Entries with chart source code
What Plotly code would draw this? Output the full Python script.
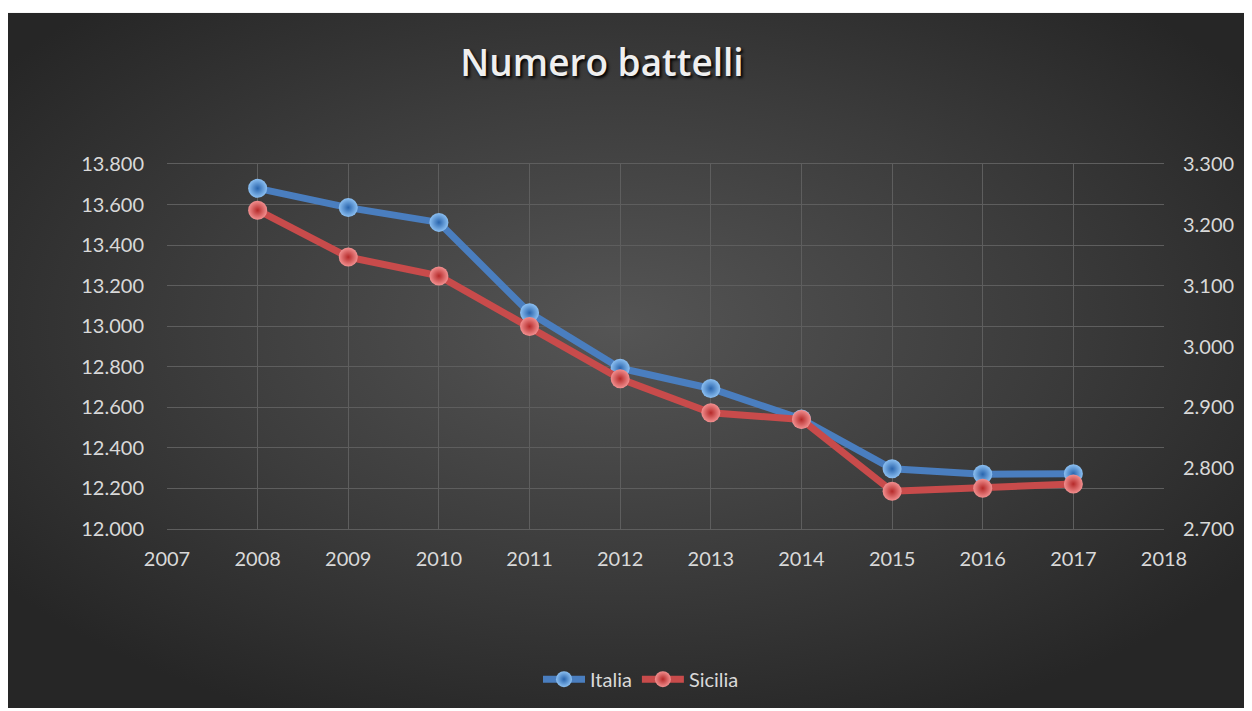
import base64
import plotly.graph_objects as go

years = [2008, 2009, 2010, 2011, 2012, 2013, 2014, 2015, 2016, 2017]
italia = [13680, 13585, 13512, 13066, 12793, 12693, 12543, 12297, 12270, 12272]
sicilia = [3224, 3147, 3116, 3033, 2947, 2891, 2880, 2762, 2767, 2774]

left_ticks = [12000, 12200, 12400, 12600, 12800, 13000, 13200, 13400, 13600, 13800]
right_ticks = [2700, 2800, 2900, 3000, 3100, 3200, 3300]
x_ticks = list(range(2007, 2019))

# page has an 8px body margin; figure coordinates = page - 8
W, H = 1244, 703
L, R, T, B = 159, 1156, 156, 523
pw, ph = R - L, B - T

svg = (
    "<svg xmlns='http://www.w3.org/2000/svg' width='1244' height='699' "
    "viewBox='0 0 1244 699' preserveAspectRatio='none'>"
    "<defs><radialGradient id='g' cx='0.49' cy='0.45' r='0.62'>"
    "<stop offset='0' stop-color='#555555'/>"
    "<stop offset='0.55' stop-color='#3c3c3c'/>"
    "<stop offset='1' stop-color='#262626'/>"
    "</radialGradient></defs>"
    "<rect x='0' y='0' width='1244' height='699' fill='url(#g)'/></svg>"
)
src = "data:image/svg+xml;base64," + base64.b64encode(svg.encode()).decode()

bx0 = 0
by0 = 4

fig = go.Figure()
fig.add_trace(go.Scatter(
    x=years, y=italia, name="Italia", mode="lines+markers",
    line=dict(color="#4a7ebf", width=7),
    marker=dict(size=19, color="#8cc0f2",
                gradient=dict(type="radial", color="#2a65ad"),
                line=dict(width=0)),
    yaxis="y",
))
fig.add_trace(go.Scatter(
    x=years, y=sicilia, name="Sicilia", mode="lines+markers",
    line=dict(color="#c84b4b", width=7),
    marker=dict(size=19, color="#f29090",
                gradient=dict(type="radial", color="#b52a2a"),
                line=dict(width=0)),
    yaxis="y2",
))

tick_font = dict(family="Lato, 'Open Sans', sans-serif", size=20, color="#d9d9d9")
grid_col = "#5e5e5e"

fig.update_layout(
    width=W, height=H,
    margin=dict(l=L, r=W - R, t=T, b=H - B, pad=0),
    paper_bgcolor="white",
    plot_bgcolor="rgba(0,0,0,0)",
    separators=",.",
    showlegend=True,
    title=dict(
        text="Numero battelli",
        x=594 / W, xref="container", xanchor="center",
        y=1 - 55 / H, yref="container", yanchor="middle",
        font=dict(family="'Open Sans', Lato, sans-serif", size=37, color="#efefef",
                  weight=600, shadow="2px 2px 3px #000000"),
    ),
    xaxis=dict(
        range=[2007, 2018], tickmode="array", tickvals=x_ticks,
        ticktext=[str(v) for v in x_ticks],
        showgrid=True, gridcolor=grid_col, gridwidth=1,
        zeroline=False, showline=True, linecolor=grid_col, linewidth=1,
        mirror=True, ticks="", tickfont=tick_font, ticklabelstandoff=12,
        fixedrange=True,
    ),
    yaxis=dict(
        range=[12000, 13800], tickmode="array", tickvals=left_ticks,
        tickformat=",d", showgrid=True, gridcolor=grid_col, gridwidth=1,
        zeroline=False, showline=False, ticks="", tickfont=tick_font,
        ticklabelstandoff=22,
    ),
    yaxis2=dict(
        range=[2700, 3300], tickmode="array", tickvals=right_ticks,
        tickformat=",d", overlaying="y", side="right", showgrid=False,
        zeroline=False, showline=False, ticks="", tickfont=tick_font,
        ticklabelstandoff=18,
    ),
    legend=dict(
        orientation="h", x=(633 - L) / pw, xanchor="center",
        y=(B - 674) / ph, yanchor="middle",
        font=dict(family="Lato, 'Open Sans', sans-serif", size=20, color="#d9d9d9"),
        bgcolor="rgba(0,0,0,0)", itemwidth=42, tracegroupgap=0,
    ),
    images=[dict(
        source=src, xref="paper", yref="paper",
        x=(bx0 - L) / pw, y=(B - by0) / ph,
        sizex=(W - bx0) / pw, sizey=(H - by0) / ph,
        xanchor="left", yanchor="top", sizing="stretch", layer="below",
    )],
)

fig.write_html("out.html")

...

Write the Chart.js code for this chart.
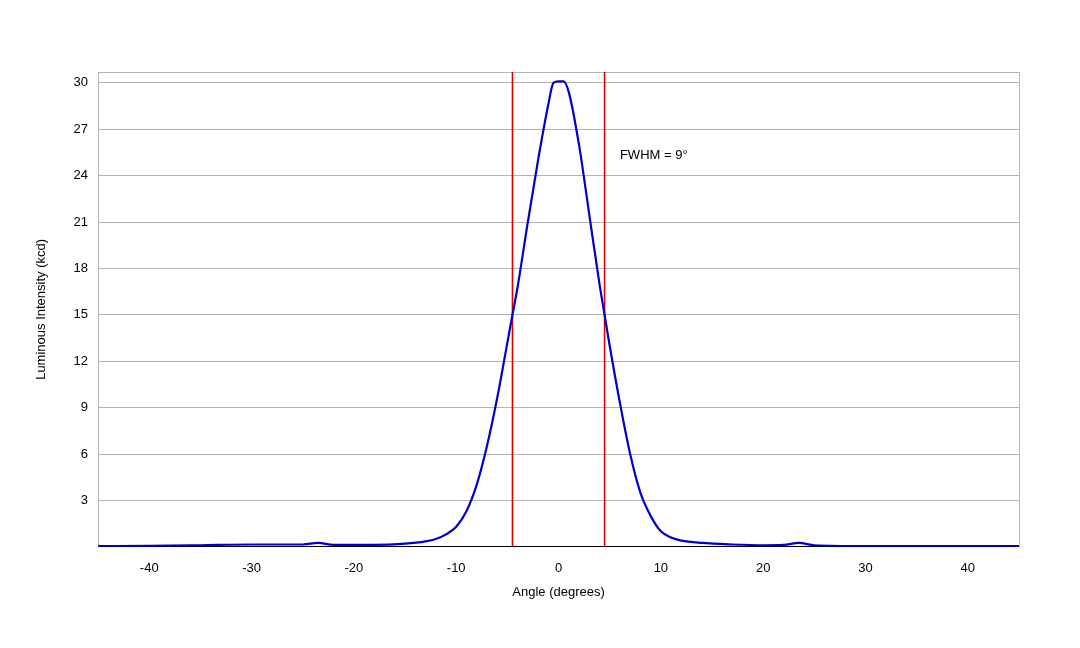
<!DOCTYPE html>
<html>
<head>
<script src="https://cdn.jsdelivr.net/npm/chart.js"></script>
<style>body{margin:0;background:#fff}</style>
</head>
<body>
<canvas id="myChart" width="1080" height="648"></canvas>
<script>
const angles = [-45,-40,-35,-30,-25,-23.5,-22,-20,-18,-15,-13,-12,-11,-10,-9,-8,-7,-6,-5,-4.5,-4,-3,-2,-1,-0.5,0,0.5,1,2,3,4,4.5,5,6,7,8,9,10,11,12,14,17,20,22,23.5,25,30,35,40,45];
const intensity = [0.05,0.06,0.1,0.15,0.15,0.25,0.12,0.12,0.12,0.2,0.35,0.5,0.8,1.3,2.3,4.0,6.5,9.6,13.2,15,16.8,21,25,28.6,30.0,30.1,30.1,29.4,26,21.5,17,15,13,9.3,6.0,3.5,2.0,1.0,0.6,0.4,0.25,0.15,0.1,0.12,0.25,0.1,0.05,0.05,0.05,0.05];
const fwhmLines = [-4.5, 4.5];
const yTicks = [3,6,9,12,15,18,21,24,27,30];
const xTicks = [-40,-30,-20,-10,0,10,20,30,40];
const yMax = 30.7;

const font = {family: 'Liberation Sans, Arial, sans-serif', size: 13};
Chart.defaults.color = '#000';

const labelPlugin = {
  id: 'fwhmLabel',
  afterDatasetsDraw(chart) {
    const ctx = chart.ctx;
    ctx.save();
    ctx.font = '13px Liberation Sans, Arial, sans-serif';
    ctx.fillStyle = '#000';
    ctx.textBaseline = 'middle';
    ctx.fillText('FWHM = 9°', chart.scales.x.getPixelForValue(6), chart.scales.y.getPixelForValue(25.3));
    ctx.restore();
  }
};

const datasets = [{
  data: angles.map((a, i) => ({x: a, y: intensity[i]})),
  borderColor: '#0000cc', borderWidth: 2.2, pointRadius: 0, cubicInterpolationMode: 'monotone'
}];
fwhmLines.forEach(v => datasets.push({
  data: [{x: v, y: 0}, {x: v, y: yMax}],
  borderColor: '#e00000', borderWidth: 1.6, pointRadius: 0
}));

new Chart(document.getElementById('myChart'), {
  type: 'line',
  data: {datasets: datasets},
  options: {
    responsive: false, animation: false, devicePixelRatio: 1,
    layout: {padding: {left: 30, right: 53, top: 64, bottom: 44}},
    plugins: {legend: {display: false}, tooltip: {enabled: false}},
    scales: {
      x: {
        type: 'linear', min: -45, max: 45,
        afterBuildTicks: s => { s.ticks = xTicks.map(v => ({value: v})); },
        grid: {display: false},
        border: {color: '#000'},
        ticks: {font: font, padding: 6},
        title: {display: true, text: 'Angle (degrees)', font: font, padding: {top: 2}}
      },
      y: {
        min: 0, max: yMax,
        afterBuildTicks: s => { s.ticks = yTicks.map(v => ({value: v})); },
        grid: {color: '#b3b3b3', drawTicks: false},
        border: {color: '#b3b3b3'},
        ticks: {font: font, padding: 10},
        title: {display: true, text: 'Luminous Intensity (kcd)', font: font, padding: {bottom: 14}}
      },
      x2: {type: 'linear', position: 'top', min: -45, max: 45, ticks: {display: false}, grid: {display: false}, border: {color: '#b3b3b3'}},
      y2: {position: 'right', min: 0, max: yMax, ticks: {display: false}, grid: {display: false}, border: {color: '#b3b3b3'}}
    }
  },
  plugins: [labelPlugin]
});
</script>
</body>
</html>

Stated goal -> Using the entries above, reproduce word for word only the lines from the one that contains "What Plotly code" to the one that contains "x_ticks = list(range(2007, 2019))", both ends included, and drop every picture.

Reply ->
What Plotly code would draw this? Output the full Python script.
import base64
import plotly.graph_objects as go

years = [2008, 2009, 2010, 2011, 2012, 2013, 2014, 2015, 2016, 2017]
italia = [13680, 13585, 13512, 13066, 12793, 12693, 12543, 12297, 12270, 12272]
sicilia = [3224, 3147, 3116, 3033, 2947, 2891, 2880, 2762, 2767, 2774]

left_ticks = [12000, 12200, 12400, 12600, 12800, 13000, 13200, 13400, 13600, 13800]
right_ticks = [2700, 2800, 2900, 3000, 3100, 3200, 3300]
x_ticks = list(range(2007, 2019))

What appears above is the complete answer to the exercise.